The cartoon that appears above is from South Africa’s most famous political cartoonist, a man who like myself is extremely progressive. His cartoon is exactly how I feel.
And of course it ignores the fact that Obama’s inability to achieve his goals is in huge part the fault of the intransigent Congress.
But we focus our democracies so heavily on the executive that we won’t countenance their failure as a leader except as their own personal failure. It’s what the candidates themselves project! They speak as if they alone can determine governmental outcomes.
(Or even more laughably, that they alone can “bring together” the intransigent polarized divisions that have to make the laws they sign.)
Published in the South African blog RAIN, the UN Special Rapporteur on Palestinian human rights, Richard Falk wrote two days ago, “When Obama actually won the presidency, it was one of the most exciting political moments in my lifetime.”
But it was downhill from that point, Falk writes.
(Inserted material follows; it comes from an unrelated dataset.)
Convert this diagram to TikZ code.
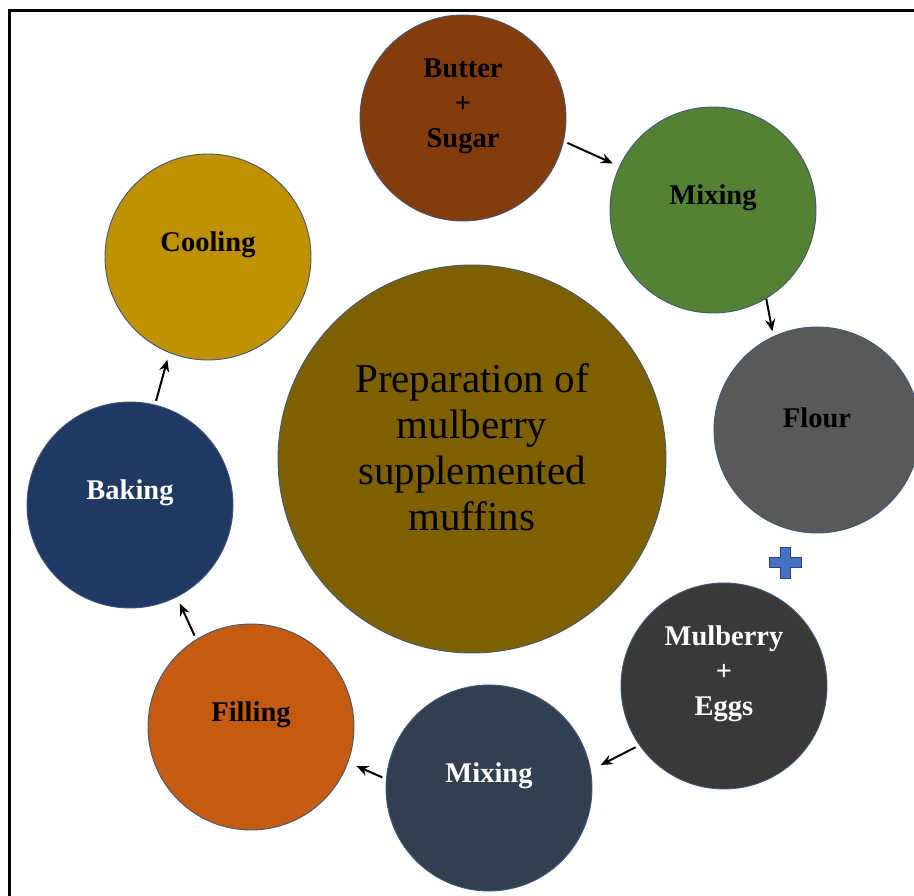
\documentclass[tikz,border=0pt]{standalone}
\usepackage{fontspec}
\setmainfont{Liberation Serif}
\usetikzlibrary{arrows.meta}
\definecolor{edgec}{HTML}{3F5878}
\definecolor{butterc}{HTML}{843C0C}
\definecolor{greenc}{HTML}{548235}
\definecolor{flourc}{HTML}{595959}
\definecolor{berryc}{HTML}{3A3838}
\definecolor{slatec}{HTML}{323F4F}
\definecolor{fillc}{HTML}{C55A11}
\definecolor{bakec}{HTML}{1F3864}
\definecolor{coolc}{HTML}{BF9000}
\definecolor{mainc}{HTML}{7F6000}
\definecolor{plusc}{HTML}{4472C4}
\begin{document}
\begin{tikzpicture}[x=1pt,y=-1pt,
    stage/.style={circle,draw=edgec,line width=0.9pt,minimum size=206pt,inner sep=0pt},
    lbl/.style={font=\fontsize{28.5}{35}\selectfont\bfseries,align=center,yshift=12pt},
    flow/.style={-{Stealth[length=12pt,width=10pt]},line width=2pt,shorten <=4pt,shorten >=7pt}]
        \useasboundingbox (0,0) rectangle (914,896);
        % Frame
        \draw[line width=3pt] (9,896) -- (9,11) -- (914,11);
        % Centre circle
        \node[stage,fill=mainc,minimum size=388pt,
            label={[yshift=12pt,font=\fontsize{41}{46}\selectfont,align=center]center:{Preparation of\\mulberry\\supplemented\\muffins}}] (prep) at (472,459) {};
        % Steps
        \node[stage,fill=butterc,label={[lbl]center:{Butter\\+\\Sugar}}] (butter) at (463,118) {};
        \node[stage,fill=greenc,label={[lbl]center:Mixing}] (mixa) at (713,210) {};
        \node[stage,fill=flourc,label={[lbl]center:Flour}] (flour) at (817,430) {};
        \node[stage,fill=berryc,label={[lbl,text=white]center:{Mulberry\\+\\Eggs}}] (berry) at (724,686) {};
        \node[stage,fill=slatec,label={[lbl,text=white]center:Mixing}] (mixb) at (489,788) {};
        \node[stage,fill=fillc,label={[lbl]center:Filling}] (filling) at (251,727) {};
        \node[stage,fill=bakec,label={[lbl,text=white]center:Baking}] (baking) at (130,505) {};
        \node[stage,fill=coolc,label={[lbl]center:Cooling}] (cooling) at (208,257) {};
        % Plus sign
        \filldraw[fill=plusc,draw=plusc!60!black,line width=0.6pt]
            (780,547) -- (790,547) -- (790,557) -- (801,557) -- (801,567) -- (790,567)
            -- (790,578) -- (780,578) -- (780,567) -- (769,567) -- (769,557) -- (780,557) -- cycle;
        % Arrows
        \draw[flow] (butter.-13) -- (mixa.155);
        \draw[flow,shorten <=0pt,shorten >=5pt] (mixa.-59) -- (flour.115);
        \draw[flow,shorten >=11pt] (berry.215) -- (mixb.10);
        \draw[flow,shorten >=9pt] (mixb.175) -- (filling.-20);
        \draw[flow] (filling.122) -- (baking.-63);
        \draw[flow] (baking.76) -- (cooling.-112);
    \end{tikzpicture}
\end{document}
He believes that heavily racist America is to blame. He believes that redneck Americans were so polarized by Obama’s victory that it “gave rise to an Islamophobic surge that revived the mood of fear and paranoia that followed … the 9/11 attacks.”
(See Gary Wills in this issue of the New York Review of Books for a similar analysis.)
And now, Falk argues, Obama supporters like himself frustrated with the President’s inability to manifest his agenda risk losing to a “dangerous alternative,” because their support for Obama is no longer enthusiastic.
Baffles and befuddles. Right on.
Falk’s conclusion is sadly mine as well:
“The stakes in the presidential election have been reversed – the upcoming election is more about fear than hope.”
So trembling I will drop my vote into the ballet box as an inverse image of a mushroom cloud explodes over Iran.